As I continue walking home in "my neighborhood" I pass a man that I see regularly who always greets me so nicely. The men are playing checkers which I didn't realize at first b/c of the incredible speed with which they are playing. Often both players are making moves at the same time and there doesn't appear to be much forethought or strategy. I bet there is but it just isn't apparent on the surface. I watched for a short while, we all laughed and talked a bit and then I moved on to the house.

It was a very pleasant day in spite of not accomplishing anything by typical work standards. What I did accomplish was of much more importance and that had to do with relationships. Spending most of the day with Michelle was a great pleasure and we had some really heart to heart, excellent talks. She is an amazing woman and a great friend and I will miss her dearly. There is always a price to any choice we make, isn't there? When we move in one direction towards something or someone, we are moving away from something or someone else. I am returning to the states and I know it is the best thing for me right now but I am leaving behind friends, colleagues and a country that I do like in spite of all the challenges. A godly counselor told me that it would take great faith for me to stay in Ghana and great faith for me to return home. He was right. Even the right decision is still a hard one b/c people and places that I care about are left behind.

But as I was saying I got to spend a lot of time with Michelle today and that was wonderful. And then I was able to spend some time with Priscilla and Joseph and that was wonderful. (and as far as we can tell our friend is on the airplane and should be landing in Ghana in about 2 hours. PTL)

All in all it was a great day and very productive for me. I find it interesting that now that the burden of making the decision to leave is lifted, I am able to enjoy Ghana in a new way. I am much more relaxed - for the most part- and at peace. I know it is b/c the decision has been made but I still find it interesting.

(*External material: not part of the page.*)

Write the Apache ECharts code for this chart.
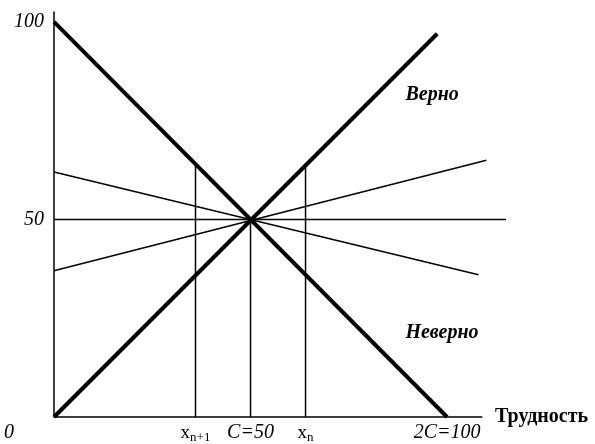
<!DOCTYPE html>
<html>
<head>
<meta charset="utf-8">
<script src="https://cdn.jsdelivr.net/npm/echarts@6/dist/echarts.min.js"></script>
<style>
  html, body { margin: 0; padding: 0; background: #fff; }
  #chart { width: 595px; height: 444px; }
</style>
</head>
<body>
<div id="chart"></div>
<script>
// значения по осям
const xTicks = [0, 36, 50, 64, 100];
const xTickLabels = ['0', 'x_{n+1}', 'C=50', 'x_n', '2C=100'];
const yTicks = [50, 100];
const yTickLabels = ['50', '100'];

// оси (ось X короче горизонтали y=50)
const xAxisLine = [[0, 0], [109, 0]];

// жирные линии
const correctLine = [[0, 0], [97.5, 97]];
const wrongLine = [[0, 100], [100, 0]];
// тонкие линии через точку (50, 50)
const midLine = [[0, 50], [115, 50]];
const thinUp = [[0, 37], [110, 65]];
const thinDown = [[0, 62], [108, 36]];
const vertLeft = [[36, 0], [36, 64]];
const vertMid = [[50, 0], [50, 50]];
const vertRight = [[64, 0], [64, 64]];

// подписи
const lineNames = ['Верно', 'Неверно'];
const lineNamePos = [[96.2, 81.5], [98.7, 21.3]];

const serif = "'Liberation Serif', 'Times New Roman', serif";

let myChart = echarts.init(document.getElementById('chart'));

function lineSeries (data, width) {
  return {
    type: 'line',
    data: data,
    symbol: 'none',
    clip: false,
    silent: true,
    lineStyle: { color: '#000', width: width },
    z: width > 2 ? 3 : 2
  };
}

function xLabel (v) {
  let s = xTickLabels[xTicks.indexOf(v)];
  if (s === '0') return '{zero|0}';
  if (s === 'x_{n+1}') return '{x|x}{s|n+1}';
  if (s === 'x_n') return '{x|x}{s|n}';
  return '{it|' + s + '}';
}

myChart.setOption({
  animation: false,
  grid: { left: 54, right: 89, top: 12, bottom: 27 },
  xAxis: {
    type: 'value',
    min: 0,
    max: 115,
    splitLine: { show: false },
    axisTick: { show: false },
    axisLine: { show: false },
    name: 'Трудность',
    nameLocation: 'end',
    nameGap: -11,
    nameTextStyle: {
      fontFamily: serif, fontWeight: 'bold', fontSize: 20, color: '#000',
      align: 'left', verticalAlign: 'middle', padding: [0, 0, 4, 0]
    },
    axisLabel: {
      customValues: xTicks,
      margin: 6,
      formatter: xLabel,
      rich: {
        zero: { fontFamily: serif, fontStyle: 'italic', fontSize: 20, color: '#000', padding: [0, 90, 0, 0] },
        it: { fontFamily: serif, fontStyle: 'italic', fontSize: 20, color: '#000' },
        x: { fontFamily: serif, fontSize: 19, color: '#000' },
        s: { fontFamily: serif, fontSize: 13, color: '#000', padding: [8, 0, 0, 0] }
      }
    }
  },
  yAxis: {
    type: 'value',
    min: 0,
    max: 102.5,
    splitLine: { show: false },
    axisTick: { show: false },
    axisLine: { lineStyle: { color: '#000', width: 1.5 } },
    axisLabel: {
      customValues: yTicks,
      margin: 10,
      formatter: (v) => yTickLabels[yTicks.indexOf(v)],
      fontFamily: serif,
      fontStyle: 'italic',
      fontSize: 20,
      color: '#000'
    }
  },
  series: [
    lineSeries(xAxisLine, 1.5),
    lineSeries(midLine, 1.5),
    lineSeries(thinUp, 1.5),
    lineSeries(thinDown, 1.5),
    lineSeries(vertLeft, 1.5),
    lineSeries(vertMid, 1.5),
    lineSeries(vertRight, 1.5),
    lineSeries(correctLine, 4),
    lineSeries(wrongLine, 4),
    {
      type: 'scatter',
      symbolSize: 0,
      silent: true,
      itemStyle: { opacity: 1, color: '#000' },
      data: lineNames.map((n, i) => ({ name: n, value: lineNamePos[i] })),
      label: {
        show: true,
        position: 'inside',
        formatter: '{b}',
        fontFamily: serif,
        fontStyle: 'italic',
        fontWeight: 'bold',
        fontSize: 20,
        color: '#000',
        opacity: 1,
        textBorderWidth: 0
      }
    }
  ]
});
</script>
</body>
</html>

Trying to live in a new culture and make it your home is no small thing. I have new found respect for my parents and what they did in going to Liberia in 1973 -with three small children. Their plan was to be there a long time and make it home. Wow. And it was my childhood home for 7 very crucial years. I have increased respect for people like Lee and Michelle who are "career" missionaries. (I always had great respect for them but it has increased now.) It isn't easy and those who do it well have to have huge faith in God. Those who are like me - who try and find it isn't the right thing...well ....we are special too but in a different way:) I am still in awe that I got to live in Ghana for a year. It is an amazing and wonderful gift. Really it is! And at the same time, I am ready to go home and serve the Lord there. I look forward to seeing what He will do with this year in the future. I can think of a few reasons for me coming here...and leaving...but I bet He has a ton more reasons that I can't even begin to think of. It wasn't a wasted year that is for sure and I hope I look more like Him when I get home.

1 comment:

Anonymous said...

Hi Suzanne,

Has your colleague finally arrived?
Hope all goes well with you and your impending return to the State.